Driver
Driver shifts into top and accelerates
as if time were dying on a fast fuse.
The lights
of the approaching cars are
blurs in the night.
Blurs passing blurs in the night.
Worlds of horizons
pass under their wheels.
30 April 1979
I’ve never regarded myself as much of a nature poet. Whereas I was inspired by the poems of Larkin and Owen we studied at school those by Ted Hughes that were included in the syllabus did little for me. The poems we ended up covering were, I have since discovered, all from Lupercal bar one, ‘The Jaguar’ which is from his first collection, The Hawk in the Rain. The much-anthologised later poems—‘Pike’, ‘Hawk Roosting’, ‘View of a Pig’—have never excited me and I’m not sure I’ve read anything by him after 1960; maybe one or two from Crow: From the Life and the Songs of the Crow but definitely nothing after 1970.

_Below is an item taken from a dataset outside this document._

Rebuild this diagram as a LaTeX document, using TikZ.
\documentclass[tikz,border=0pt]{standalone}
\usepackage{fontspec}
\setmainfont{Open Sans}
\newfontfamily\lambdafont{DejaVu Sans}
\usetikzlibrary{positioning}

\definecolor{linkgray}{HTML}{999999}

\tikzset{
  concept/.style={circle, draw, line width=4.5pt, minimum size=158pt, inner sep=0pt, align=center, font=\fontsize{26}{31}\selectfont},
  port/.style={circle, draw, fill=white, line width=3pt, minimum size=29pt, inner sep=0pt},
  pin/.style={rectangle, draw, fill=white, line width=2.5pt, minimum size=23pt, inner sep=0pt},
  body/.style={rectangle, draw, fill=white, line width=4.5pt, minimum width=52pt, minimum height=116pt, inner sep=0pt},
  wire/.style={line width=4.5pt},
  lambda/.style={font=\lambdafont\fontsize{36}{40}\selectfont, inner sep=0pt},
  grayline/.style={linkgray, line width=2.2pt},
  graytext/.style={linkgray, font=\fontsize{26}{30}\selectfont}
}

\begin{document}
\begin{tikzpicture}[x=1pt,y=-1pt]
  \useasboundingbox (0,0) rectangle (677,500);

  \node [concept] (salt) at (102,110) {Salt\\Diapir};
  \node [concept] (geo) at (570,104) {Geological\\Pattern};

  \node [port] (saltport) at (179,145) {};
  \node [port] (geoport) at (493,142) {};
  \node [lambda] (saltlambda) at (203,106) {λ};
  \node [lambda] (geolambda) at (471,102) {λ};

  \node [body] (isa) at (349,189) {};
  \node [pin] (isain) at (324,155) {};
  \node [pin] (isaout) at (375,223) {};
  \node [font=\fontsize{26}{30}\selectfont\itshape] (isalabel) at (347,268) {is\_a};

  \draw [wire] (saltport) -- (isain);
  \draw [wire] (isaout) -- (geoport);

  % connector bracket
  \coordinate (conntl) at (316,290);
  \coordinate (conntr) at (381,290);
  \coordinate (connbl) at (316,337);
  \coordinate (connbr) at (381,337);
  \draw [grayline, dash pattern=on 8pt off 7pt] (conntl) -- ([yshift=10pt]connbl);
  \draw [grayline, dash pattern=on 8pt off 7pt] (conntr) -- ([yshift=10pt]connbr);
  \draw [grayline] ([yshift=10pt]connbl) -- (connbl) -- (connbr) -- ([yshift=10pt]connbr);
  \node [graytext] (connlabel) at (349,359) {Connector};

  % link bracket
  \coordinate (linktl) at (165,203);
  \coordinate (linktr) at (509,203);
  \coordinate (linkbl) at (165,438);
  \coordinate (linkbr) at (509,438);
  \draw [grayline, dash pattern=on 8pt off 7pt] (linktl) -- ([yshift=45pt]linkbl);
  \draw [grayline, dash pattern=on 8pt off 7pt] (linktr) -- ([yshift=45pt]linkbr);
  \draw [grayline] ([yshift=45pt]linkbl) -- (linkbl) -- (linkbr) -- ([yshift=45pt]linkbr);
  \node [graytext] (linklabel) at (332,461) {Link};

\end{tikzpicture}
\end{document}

‘The Jaguar’ was the exception. It impressed me although not as much as like Larkin’s ‘Mr Bleaney’. Perhaps because both are about being trapped and I got that. The poem is five stanzas long and describes a visit to a zoo. The apes, the parrots and snakes are glossed over; that’s not why we’re here. We’ve come to see the jaguar:
On a short fierce fuse. Not in boredom—
The eye satisfied to be blind in fire,
By the bang of blood in the brain deaf the ear—
He spins from the bars, but there’s no cage to him
More than to the visionary his cell:
His stride is wildernesses of freedom:
The world rolls under the long thrust of his heel.

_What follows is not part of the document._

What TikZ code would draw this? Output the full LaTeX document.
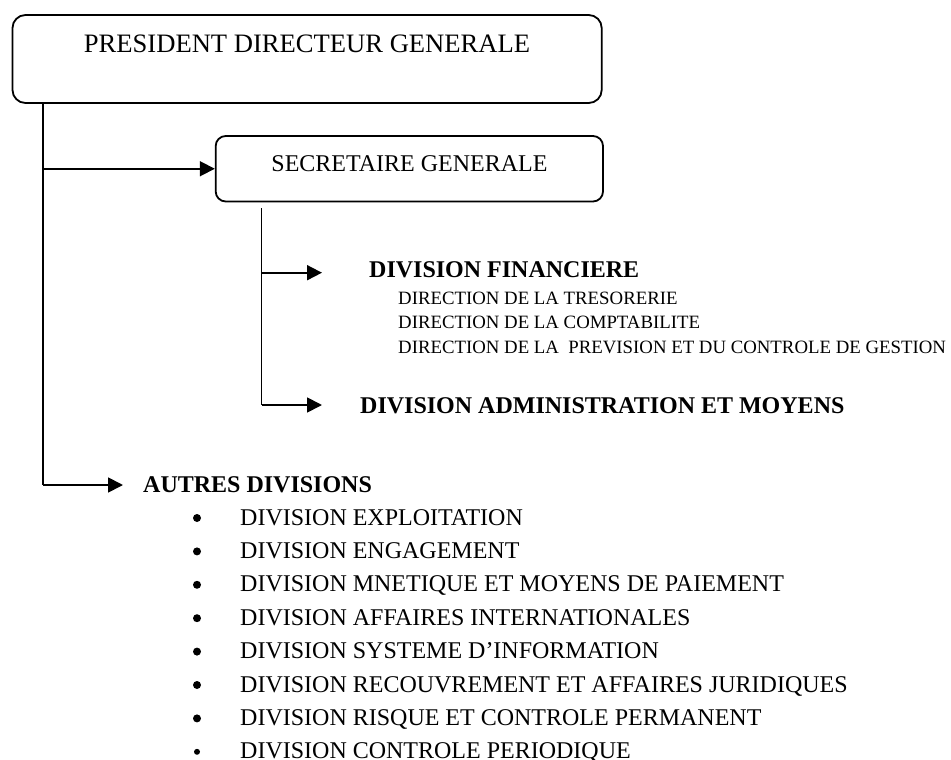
\documentclass[tikz,border=0pt]{standalone}
\usepackage{fontspec}
\setmainfont{Liberation Serif}
\usetikzlibrary{arrows.meta,calc}
\begin{document}
\begin{tikzpicture}[x=1pt,y=-1pt,
  box/.style={draw,line width=1.8pt,rounded corners=#1,inner sep=0pt},
  box/.default=12pt,
  conn/.style={line width=1.3pt},
  arr/.style={line width=1.8pt,-{Triangle[length=15pt,width=15pt]}},
  t/.style={inner sep=0pt,anchor=base west},
  big/.style={font=\fontsize{26.6}{30}\selectfont},
  mid/.style={font=\fontsize{24}{28}\selectfont},
  bmid/.style={font=\fontsize{24}{28}\selectfont\bfseries},
  small/.style={font=\fontsize{18.8}{22}\selectfont},
  dot/.style={circle,fill=black,inner sep=0pt,minimum size=#1},
  dot/.default=8pt]
\useasboundingbox (0,0) rectangle (951,760);
\fill[white] (0,0) rectangle (951,760);

% boxes
\node[box=13pt,minimum width=589.2pt,minimum height=88pt] (pdg) at (307.1,59) {};
\node[big,inner sep=0pt,anchor=base] (pdgtext) at (307,53) {PRESIDENT DIRECTEUR GENERALE};
\node[box=10pt,minimum width=387.3pt,minimum height=65.5pt] (sg) at (409.35,168.75) {};
\node[mid,inner sep=0pt,anchor=base] (sgtext) at (409.5,171.7) {SECRETAIRE GENERALE};

% division texts
\node[t,bmid] (df) at (369,277) {DIVISION FINANCIERE};
\node[t,small] (d1) at (398,304.3) {DIRECTION DE LA TRESORERIE};
\node[t,small] (d2) at (398,328.7) {DIRECTION DE LA COMPTABILITE};
\node[t,small] (d3) at (398,353.3) {DIRECTION DE LA \ PREVISION ET DU CONTROLE DE GESTION};
\node[t,bmid] (adm) at (360,413) {DIVISION ADMINISTRATION ET MOYENS};
\node[t,bmid] (autres) at (143,492) {AUTRES DIVISIONS};

% list
\foreach \i/\txt in {0/{DIVISION EXPLOITATION},
                      1/{DIVISION ENGAGEMENT},
                      2/{DIVISION MNETIQUE ET MOYENS DE PAIEMENT},
                      3/{DIVISION AFFAIRES INTERNATIONALES},
                      4/{DIVISION SYSTEME D’INFORMATION},
                      5/{DIVISION RECOUVREMENT ET AFFAIRES JURIDIQUES},
                      6/{DIVISION RISQUE ET CONTROLE PERMANENT}}{
  \node[t,mid] (item\i) at (240,525+33.4*\i) {\txt};
  \node[dot] (bul\i) at (197,518+33.4*\i) {};
}
\node[t,mid] (item7) at (240,758.8) {DIVISION CONTROLE PERIODIQUE};
\node[dot=6pt] (bul7) at (197,751.8) {};

% connectors
\coordinate (trunkEnd) at (43,485);
\draw[conn] (pdg.south -| trunkEnd) -- (trunkEnd);
\draw[arr] (trunkEnd |- sg.west) -- (sg.west);
\draw[arr] (trunkEnd) -- ($(autres.base west)+(-20,-7)$);

\coordinate (sgTop) at (261.5,208);
\coordinate (sgEnd) at (261.5,405);
\draw[conn] (sgTop) -- (sgEnd);
\draw[arr] (sgTop |- 0,272.7) -- ($(df.base west)+(-47,-4.3)$);
\draw[arr] (sgEnd) -- ($(adm.base west)+(-38,-8)$);
\end{tikzpicture}
\end{document}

Over the cage floor the horizons come.
In 1954 Ted Hughes worked in the kitchens at Regent’s Park Zoo. Out of his window, in one of the transit cages, lived a jaguar and so he had time to observe him. The following year Larkin moved from Belfast to Hull to take up the position of librarian at Hull University; at first he stayed in a boarding house exactly as described in ‘Mr Bleaney’. They may have been contemporaries but they were very different men. Larkin, in a private letter (in pubic they were cordial enough), referred to Hughes as a ‘boring old monolith, no good at all—not a single solitary bit of good’. Hughes, at first at least, genuinely admired Larkin; later he complained that various newspapers “have prostrated themselves and finally deified” him. As different as chalk and cheese they were, nevertheless, quintessentially English poets: Larkin inspired by England’s “dark Satanic mills”, Hughes by its “green and pleasant land”. The narrator in ‘Mr Bleaney’ lies in what is, in effect, his coffin. The jaguar, on the other hand, paces his cell. I could relate to both.

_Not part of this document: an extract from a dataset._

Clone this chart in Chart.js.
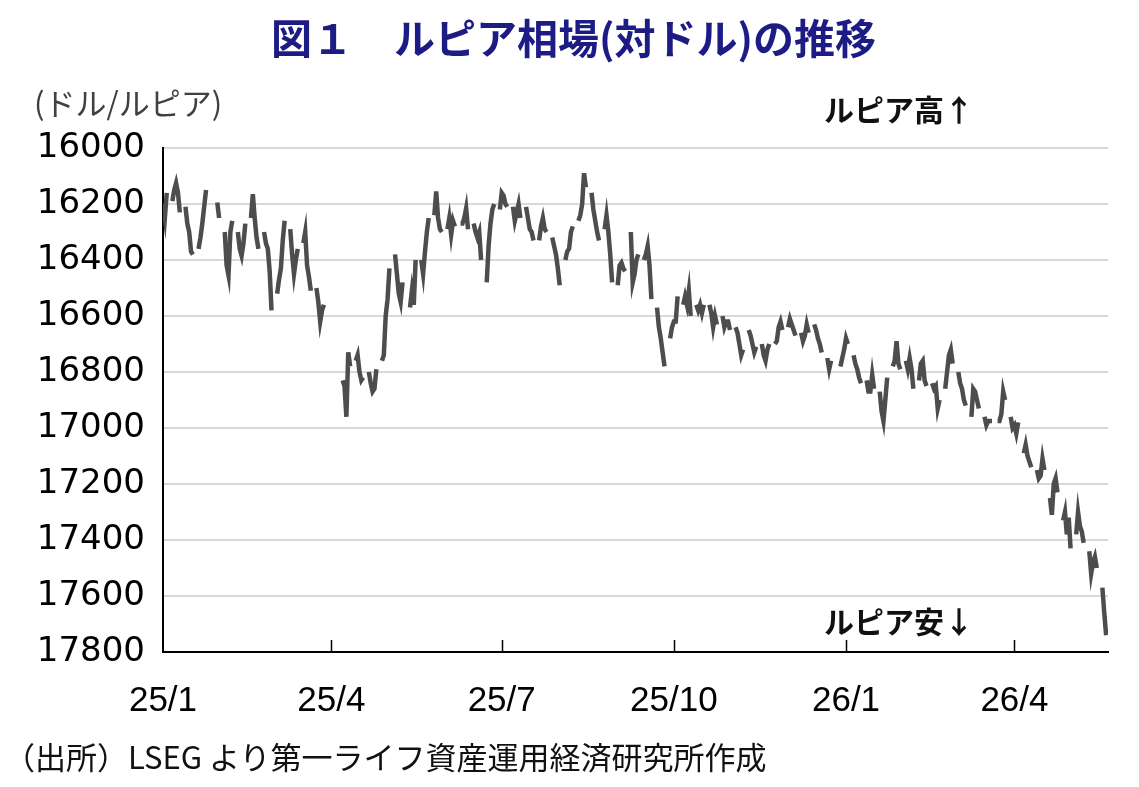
<!DOCTYPE html>
<html lang="ja">
<head>
<meta charset="utf-8">
<title>ルピア相場(対ドル)の推移</title>
<script src="https://cdn.jsdelivr.net/npm/chart.js@4.4.1/dist/chart.umd.min.js"></script>
<style>
  html, body { margin: 0; padding: 0; background: #fff; }
  #wrap { position: relative; width: 1139px; height: 787px; overflow: hidden;
          font-family: "Noto Sans CJK JP", sans-serif; }
  #chart { position: absolute; left: 0; top: 0; }
  .txt { position: absolute; white-space: nowrap; line-height: 1; }
  #title { left: 4px; width: 1139px; text-align: center; top: 16px;
           font-size: 41px; font-weight: bold; color: #1c1c84; }
  #unit { left: 34px; top: 86px; font-size: 31px; color: #404040; }
  #high { left: 824px; top: 93px; font-size: 30px; font-weight: bold; color: #111; }
  #low  { left: 824px; top: 605px; font-size: 30px; font-weight: bold; color: #111; }
  #note { left: 4px; top: 740px; font-size: 31px; color: #111; }
</style>
</head>
<body>
<div id="wrap">
  <canvas id="chart" width="1139" height="787"></canvas>
  <div class="txt" id="title">図１　ルピア相場(対ドル)の推移</div>
  <div class="txt" id="unit">(ドル/ルピア)</div>
  <div class="txt" id="high">ルピア高↑</div>
  <div class="txt" id="low">ルピア安↓</div>
  <div class="txt" id="note">（出所）LSEG より第一ライフ資産運用経済研究所作成</div>
</div>
<script>
// ---- data: USD/IDR, one row per week (Mon..Fri), null = no quote ----
const firstMonday = '2024-12-30';
const originDate = '2025-01-01';

const q1_2025 = [
  [null, null, 16200, 16250, 16160],
  [16190, 16150, 16125, 16160, 16230],
  [16210, 16270, 16300, 16370, 16380],
  [16360, 16320, 16270, 16210, 16150],
  [null, null, null, 16195, 16250],
  [16300, 16420, 16455, 16300, 16260],
  [16300, 16360, 16385, 16340, 16270],
  [16250, 16165, 16250, 16320, 16360],
  [16300, 16340, 16360, 16440, 16580],
  [16520, 16470, 16430, 16330, 16260],
  [16290, 16380, 16450, 16400, 16360],
  [16340, 16300, 16420, 16460, 16510],
  [16500, 16550, 16620, 16580, 16560],
  [null, null, null, null, null]
];
const q2_2025 = [
  [16830, 16850, 16960, 16730, 16780],
  [16760, 16740, 16800, 16830, 16820],
  [16800, 16840, 16870, 16860, 16790],
  [16760, 16740, 16600, 16540, 16430],
  [16380, 16450, 16520, 16550, 16480],
  [null, 16570, 16510, 16560, 16400],
  [16400, 16450, 16370, 16300, 16250],
  [16240, 16155, 16250, 16290, 16300],
  [16290, 16250, 16310, 16260, 16280],
  [16270, 16270, 16250, 16215, 16290],
  [16270, 16300, 16320, 16300, 16400],
  [16480, 16350, 16270, 16220, 16200]
];
const q3_2025 = [
  [16220, 16160, 16170, 16200, 16210],
  [16210, 16260, 16230, 16200, 16250],
  [16210, 16250, 16290, 16300, 16330],
  [16330, 16280, 16250, 16290, 16300],
  [16320, 16350, 16380, 16430, 16490],
  [16400, 16370, 16360, 16300, 16280],
  [16260, 16240, 16200, 16090, 16140],
  [16160, 16220, 16260, 16300, 16330],
  [16290, 16240, 16300, 16380, 16480],
  [16490, 16420, 16410, 16430, 16440],
  [16300, 16480, 16450, 16400, 16380],
  [16400, 16380, 16350, 16420, 16540],
  [16570, 16640, 16680, 16730, 16780]
];
const q4_2025 = [
  [16680, 16640, 16620, 16620, 16530],
  [16560, 16530, 16560, 16510, 16600],
  [16560, 16580, 16560, 16590, 16560],
  [16560, 16590, 16640, 16600, 16630],
  [16600, 16640, 16620, 16620, 16650],
  [16640, 16660, 16700, 16740, 16720],
  [16650, 16670, 16700, 16730, 16710],
  [16700, 16740, 16760, 16720, 16700],
  [16700, 16690, 16640, 16620, 16650],
  [16640, 16610, 16630, 16650, 16670],
  [16660, 16690, 16670, 16630, 16660],
  [16630, 16650, 16680, 16700, 16730],
  [16750, 16790, 16760, null, null],
  [16780, 16750, 16720, 16680, 16700]
];
const q1_2026 = [
  [16740, 16770, 16790, 16820, 16840],
  [16830, 16870, 16870, 16810, 16860],
  [16870, 16940, 16975, 16900, 16820],
  [16780, 16760, 16690, 16770, 16790],
  [16760, 16790, 16750, 16790, 16860],
  [16830, 16770, 16760, 16830, 16850],
  [16840, 16860, 16850, 16930, 16900],
  [16860, 16800, 16740, 16720, 16770],
  [16800, 16840, 16860, 16900, 16920],
  [16960, 16860, 16870, 16900, 16930],
  [16960, 16990, 16975, 16975, 16975],
  [16975, 16975, 16950, 16870, 16900],
  [16960, 17000, 16990, 17020, 16980]
];
const q2_2026 = [
  [17090, 17060, 17100, 17120, 17140],
  [17150, 17180, 17170, 17110, 17150],
  [17250, 17310, 17200, 17180, 17230],
  [17330, 17300, 17380, 17320, 17430],
  [17380, 17300, 17350, 17370, 17410],
  [17440, 17520, 17480, 17460, 17500],
  [17570, 17660, 17740]
];

const tickDates = ['2025-01-01', '2025-04-01', '2025-07-01', '2025-10-01', '2026-01-01', '2026-04-01'];
const tickLabels = ['25/1', '25/4', '25/7', '25/10', '26/1', '26/4'];
const yTicks = [16000, 16200, 16400, 16600, 16800, 17000, 17200, 17400, 17600, 17800];
const lastDate = '2026-05-21';

// ---- helpers ----
const DAY = 86400000;
function dayIndex(s) {
  return Math.round((Date.parse(s) - Date.parse(originDate)) / DAY);
}

const weeks = [].concat(q1_2025, q2_2025, q3_2025, q4_2025, q1_2026, q2_2026);
const start = dayIndex(firstMonday);
const points = [];
weeks.forEach(function(w, i) {
  w.forEach(function(v, j) {
    points.push({ x: start + i * 7 + j, y: v });
  });
  points.push({ x: start + i * 7 + 5, y: null }); // weekend break
});

const tickPos = tickDates.map(dayIndex);

// inward tick marks on the date axis
const innerTicks = {
  id: 'innerTicks',
  afterDraw(chart) {
    const xs = chart.scales.x, ctx = chart.ctx;
    const bottom = chart.chartArea.bottom;
    ctx.save();
    ctx.strokeStyle = '#000';
    ctx.lineWidth = 1.5;
    tickPos.slice(1).forEach(function(t) {
      const px = Math.round(xs.getPixelForValue(t)) + 0.5;
      ctx.beginPath();
      ctx.moveTo(px, bottom);
      ctx.lineTo(px, bottom - 12);
      ctx.stroke();
    });
    ctx.restore();
  }
};

new Chart(document.getElementById('chart').getContext('2d'), {
  type: 'line',
  data: {
    datasets: [{
      label: 'USD/IDR',
      data: points,
      borderColor: '#4d4d4d',
      borderWidth: 4.5,
      pointRadius: 0,
      tension: 0,
      spanGaps: false
    }]
  },
  options: {
    responsive: false,
    animation: false,
    events: [],
    layout: { padding: { left: 0, top: 148, right: 31, bottom: 65 } },
    plugins: { legend: { display: false }, tooltip: { enabled: false } },
    scales: {
      x: {
        type: 'linear',
        min: 0,
        max: dayIndex(lastDate),
        afterBuildTicks(scale) {
          scale.ticks = tickPos.map(function(v) { return { value: v }; });
        },
        afterFit(scale) { scale.height = 70; },
        ticks: {
          autoSkip: false,
          maxRotation: 0,
          padding: 28,
          color: '#000',
          font: { family: 'Liberation Sans', size: 35 },
          callback(value) {
            const i = tickPos.indexOf(value);
            return i >= 0 ? tickLabels[i] : '';
          }
        },
        grid: { display: false, drawTicks: false },
        border: { display: true, color: '#000', width: 2 }
      },
      y: {
        reverse: true,
        min: 16000,
        max: 17800,
        afterBuildTicks(scale) {
          scale.ticks = yTicks.map(function(v) { return { value: v }; });
        },
        afterFit(scale) { scale.width = 163; },
        ticks: {
          padding: 18,
          color: '#000',
          font: { family: 'DejaVu Sans', size: 34 },
          callback(value) { return String(value); }
        },
        grid: { color: '#d9d9d9', lineWidth: 2, drawTicks: false },
        border: { display: true, color: '#000', width: 2 }
      }
    }
  },
  plugins: [innerTicks]
});
</script>
</body>
</html>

You can see where I’ve pinched from Hughes in ‘Driver’. I actually thought I’d been more obvious—if you’d asked me I would’ve sworn I’d borrowed a complete line—but it seems not and that pleases me. Suffice to say it was a poem that stayed with me because here I am several years after leaving school still affected by it.
In 1979 I would’ve had my driving licence. Ironically by this time I no longer needed to drive because I’d moved away from home and lived literally across the road from my office but I did miss the car. Like most young lads I had lead boots and I have to be honest, I was lucky to reach eighteen. But I did love the impression of freedom that came with a set of car keys.
‘Driver’ first appeared in Ludd’s Mill No.18.